- Church: Episcopal Church
- Diocese: Western New York
- In office: 1970–1987
- Predecessor: Lauriston L. Scaife
- Successor: David Bowman
- Other post: Assisting Bishop of New York (1989-1993)
- Previous post: Coadjutor Bishop of Western New York (1968-1970)

Orders
- Ordination: December 16, 1946 by W. Bertrand Stevens
- Consecration: February 24, 1968 by John E. Hines

Personal details
- Born: June 14, 1922 Nelson, Lancashire, England
- Died: May 5, 1994 (aged 71) Summit, New Jersey, United States
- Denomination: Episcopalian
- Parents: Harold Robinson & Mary Barrett
- Spouse: Marie A. Little (m. May 17, 1952)
- Children: 4

= Harold B. Robinson =

English-American bishop

Harold Barrett Robinson (June 14, 1922 - May 5, 1994) was bishop of the Episcopal Diocese of Western New York from 1970 to 1988, and served as an assisting bishop in the Episcopal Diocese of New York from 1989 to 1993.

==Biography==
Robinson was born in 1922 in Nelson, Lancashire, England. he came to the United States as an infant United States and grew up in Los Angeles. He became an American citizen in 1945. In 1943, he graduated with a Bachelor of Arts from the University of California in 1946 from the General Theological Seminary.

He was ordained deacon in June 1946 and served as assistant in St Paul's Church in San Diego, California. He was ordained priest on December 16, 1946, by Bishop W. Bertrand Stevens of Los Angeles in St Paul's Church. He then served as rector of the same church St Paul's Church in San Diego until 1962 when he became Dean of St Paul's Cathedral in Buffalo, New York.

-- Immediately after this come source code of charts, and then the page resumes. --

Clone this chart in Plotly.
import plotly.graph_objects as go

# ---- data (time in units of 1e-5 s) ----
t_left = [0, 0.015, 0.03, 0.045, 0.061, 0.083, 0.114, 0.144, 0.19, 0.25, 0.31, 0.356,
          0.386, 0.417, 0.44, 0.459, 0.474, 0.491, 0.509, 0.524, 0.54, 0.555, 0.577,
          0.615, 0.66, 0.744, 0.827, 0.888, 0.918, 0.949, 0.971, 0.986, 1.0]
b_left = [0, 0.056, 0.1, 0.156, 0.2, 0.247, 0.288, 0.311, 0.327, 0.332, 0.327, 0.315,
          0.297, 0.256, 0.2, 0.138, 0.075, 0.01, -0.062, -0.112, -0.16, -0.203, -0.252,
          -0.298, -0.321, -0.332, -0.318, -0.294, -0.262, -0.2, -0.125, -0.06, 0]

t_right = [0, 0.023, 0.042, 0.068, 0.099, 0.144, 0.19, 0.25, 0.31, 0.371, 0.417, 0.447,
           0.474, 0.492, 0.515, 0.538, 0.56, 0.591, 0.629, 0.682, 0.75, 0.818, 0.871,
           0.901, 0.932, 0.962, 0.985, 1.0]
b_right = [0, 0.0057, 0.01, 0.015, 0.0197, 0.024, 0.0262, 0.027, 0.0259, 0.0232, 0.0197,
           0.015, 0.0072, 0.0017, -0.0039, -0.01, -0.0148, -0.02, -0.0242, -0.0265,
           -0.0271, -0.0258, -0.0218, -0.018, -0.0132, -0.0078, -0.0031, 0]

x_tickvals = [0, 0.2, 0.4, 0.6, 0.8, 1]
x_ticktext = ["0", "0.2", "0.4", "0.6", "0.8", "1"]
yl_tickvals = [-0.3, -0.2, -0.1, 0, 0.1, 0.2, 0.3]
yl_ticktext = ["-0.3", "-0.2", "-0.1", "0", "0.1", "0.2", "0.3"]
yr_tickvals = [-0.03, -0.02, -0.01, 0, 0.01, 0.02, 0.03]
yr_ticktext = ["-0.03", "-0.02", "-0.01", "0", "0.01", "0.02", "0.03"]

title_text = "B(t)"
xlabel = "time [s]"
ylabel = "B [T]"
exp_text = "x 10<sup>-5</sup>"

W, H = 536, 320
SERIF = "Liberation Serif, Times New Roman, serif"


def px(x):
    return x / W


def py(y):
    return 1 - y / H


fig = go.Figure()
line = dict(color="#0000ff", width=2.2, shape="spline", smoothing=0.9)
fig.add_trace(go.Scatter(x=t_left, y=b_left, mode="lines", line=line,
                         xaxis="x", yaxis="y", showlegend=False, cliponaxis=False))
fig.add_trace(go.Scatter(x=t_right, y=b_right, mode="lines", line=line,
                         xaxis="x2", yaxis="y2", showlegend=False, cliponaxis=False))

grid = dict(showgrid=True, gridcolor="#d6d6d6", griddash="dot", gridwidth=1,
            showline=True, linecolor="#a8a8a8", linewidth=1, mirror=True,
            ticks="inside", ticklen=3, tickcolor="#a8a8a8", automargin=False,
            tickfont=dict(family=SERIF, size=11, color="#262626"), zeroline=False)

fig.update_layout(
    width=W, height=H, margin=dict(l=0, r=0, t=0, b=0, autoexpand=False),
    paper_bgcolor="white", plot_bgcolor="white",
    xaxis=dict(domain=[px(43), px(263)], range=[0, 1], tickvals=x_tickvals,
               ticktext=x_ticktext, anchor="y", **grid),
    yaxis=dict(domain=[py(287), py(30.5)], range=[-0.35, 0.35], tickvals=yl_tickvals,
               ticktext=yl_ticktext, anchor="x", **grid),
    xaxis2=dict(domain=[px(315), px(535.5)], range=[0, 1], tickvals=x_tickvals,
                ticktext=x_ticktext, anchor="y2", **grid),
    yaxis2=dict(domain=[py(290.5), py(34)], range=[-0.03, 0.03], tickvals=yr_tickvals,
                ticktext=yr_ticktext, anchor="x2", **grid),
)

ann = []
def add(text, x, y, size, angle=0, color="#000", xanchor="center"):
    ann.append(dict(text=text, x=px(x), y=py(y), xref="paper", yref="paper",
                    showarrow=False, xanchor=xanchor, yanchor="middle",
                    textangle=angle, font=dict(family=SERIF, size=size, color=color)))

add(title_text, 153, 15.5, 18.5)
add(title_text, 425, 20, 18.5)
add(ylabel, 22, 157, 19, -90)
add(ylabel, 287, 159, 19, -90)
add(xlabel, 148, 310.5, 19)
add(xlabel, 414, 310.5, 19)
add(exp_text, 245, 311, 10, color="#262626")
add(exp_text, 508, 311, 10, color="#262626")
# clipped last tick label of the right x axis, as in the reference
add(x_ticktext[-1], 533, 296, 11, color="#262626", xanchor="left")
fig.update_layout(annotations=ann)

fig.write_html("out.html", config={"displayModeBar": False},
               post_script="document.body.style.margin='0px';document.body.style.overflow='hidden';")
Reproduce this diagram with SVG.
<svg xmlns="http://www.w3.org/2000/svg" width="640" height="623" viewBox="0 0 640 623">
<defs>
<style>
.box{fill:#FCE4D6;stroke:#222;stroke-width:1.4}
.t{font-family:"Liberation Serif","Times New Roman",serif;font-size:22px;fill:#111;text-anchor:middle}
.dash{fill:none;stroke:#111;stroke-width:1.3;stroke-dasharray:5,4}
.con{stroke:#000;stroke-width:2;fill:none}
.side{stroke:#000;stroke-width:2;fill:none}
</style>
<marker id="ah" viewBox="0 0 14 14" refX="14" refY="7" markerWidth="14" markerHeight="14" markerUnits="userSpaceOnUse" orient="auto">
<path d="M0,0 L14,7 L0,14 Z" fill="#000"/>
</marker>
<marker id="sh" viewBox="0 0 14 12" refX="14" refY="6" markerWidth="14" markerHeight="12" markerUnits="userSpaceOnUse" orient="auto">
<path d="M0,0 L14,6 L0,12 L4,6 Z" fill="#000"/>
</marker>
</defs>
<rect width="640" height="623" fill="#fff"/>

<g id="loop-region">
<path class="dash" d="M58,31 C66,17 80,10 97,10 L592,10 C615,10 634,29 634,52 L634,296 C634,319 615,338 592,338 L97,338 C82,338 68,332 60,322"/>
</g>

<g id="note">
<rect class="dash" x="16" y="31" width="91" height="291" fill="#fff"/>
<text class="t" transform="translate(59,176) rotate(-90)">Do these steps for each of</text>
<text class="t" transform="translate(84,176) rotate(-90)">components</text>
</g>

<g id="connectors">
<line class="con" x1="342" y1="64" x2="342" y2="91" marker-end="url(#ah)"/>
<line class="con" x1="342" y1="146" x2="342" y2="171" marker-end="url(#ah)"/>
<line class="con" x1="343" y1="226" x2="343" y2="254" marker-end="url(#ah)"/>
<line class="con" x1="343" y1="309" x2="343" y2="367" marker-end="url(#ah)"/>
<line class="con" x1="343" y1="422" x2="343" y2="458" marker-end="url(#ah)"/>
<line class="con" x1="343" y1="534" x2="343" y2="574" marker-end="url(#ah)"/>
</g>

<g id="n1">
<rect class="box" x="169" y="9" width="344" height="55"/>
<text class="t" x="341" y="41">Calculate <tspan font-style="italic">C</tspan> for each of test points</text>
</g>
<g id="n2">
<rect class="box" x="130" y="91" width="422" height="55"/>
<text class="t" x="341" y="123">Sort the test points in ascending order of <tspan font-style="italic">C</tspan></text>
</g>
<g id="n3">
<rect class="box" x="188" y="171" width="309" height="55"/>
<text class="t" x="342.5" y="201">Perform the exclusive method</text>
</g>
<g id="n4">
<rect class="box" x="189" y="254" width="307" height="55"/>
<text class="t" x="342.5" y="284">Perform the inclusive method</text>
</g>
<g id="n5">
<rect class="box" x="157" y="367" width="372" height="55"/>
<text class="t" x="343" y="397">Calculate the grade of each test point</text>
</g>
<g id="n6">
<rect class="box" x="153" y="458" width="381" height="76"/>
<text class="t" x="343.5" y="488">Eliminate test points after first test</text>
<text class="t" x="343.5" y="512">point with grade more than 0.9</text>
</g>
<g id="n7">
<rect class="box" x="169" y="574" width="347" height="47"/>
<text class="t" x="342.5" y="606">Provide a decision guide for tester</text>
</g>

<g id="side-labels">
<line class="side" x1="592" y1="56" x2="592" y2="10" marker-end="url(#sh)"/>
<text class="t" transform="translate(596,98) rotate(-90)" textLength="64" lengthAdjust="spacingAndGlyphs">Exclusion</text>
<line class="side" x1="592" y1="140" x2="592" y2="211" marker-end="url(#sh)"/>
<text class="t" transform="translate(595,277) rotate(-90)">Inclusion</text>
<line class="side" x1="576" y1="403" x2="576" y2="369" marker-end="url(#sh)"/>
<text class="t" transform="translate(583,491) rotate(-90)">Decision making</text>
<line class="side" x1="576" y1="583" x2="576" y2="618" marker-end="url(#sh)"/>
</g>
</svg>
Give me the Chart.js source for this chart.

In October 1967, Robinson was elected Coadjutor Bishop of Western New York and was consecrated on February 24, 1968, in St Joseph's Cathedral, the Roman Catholic cathedral of Buffalo. He succeeded as diocesan bishop in June 1970. On June 4, 1977, he ordained the first three female priests of the diocese, the Reverends Judith Burrows, Sarah Rieth and Patricia Bird. He also helped incorporate the new revised 1979 Prayer Book which was used throughout the whole diocese by 1987. He retired as Bishop of Western New York in 1988 and served as Assisting Bishop of New York from 1989 to 1993. He died due to leukemia on May 5, 1994, at the Overlook Hospital in Summit, New Jersey. He was survived by his wife Marie and four daughters.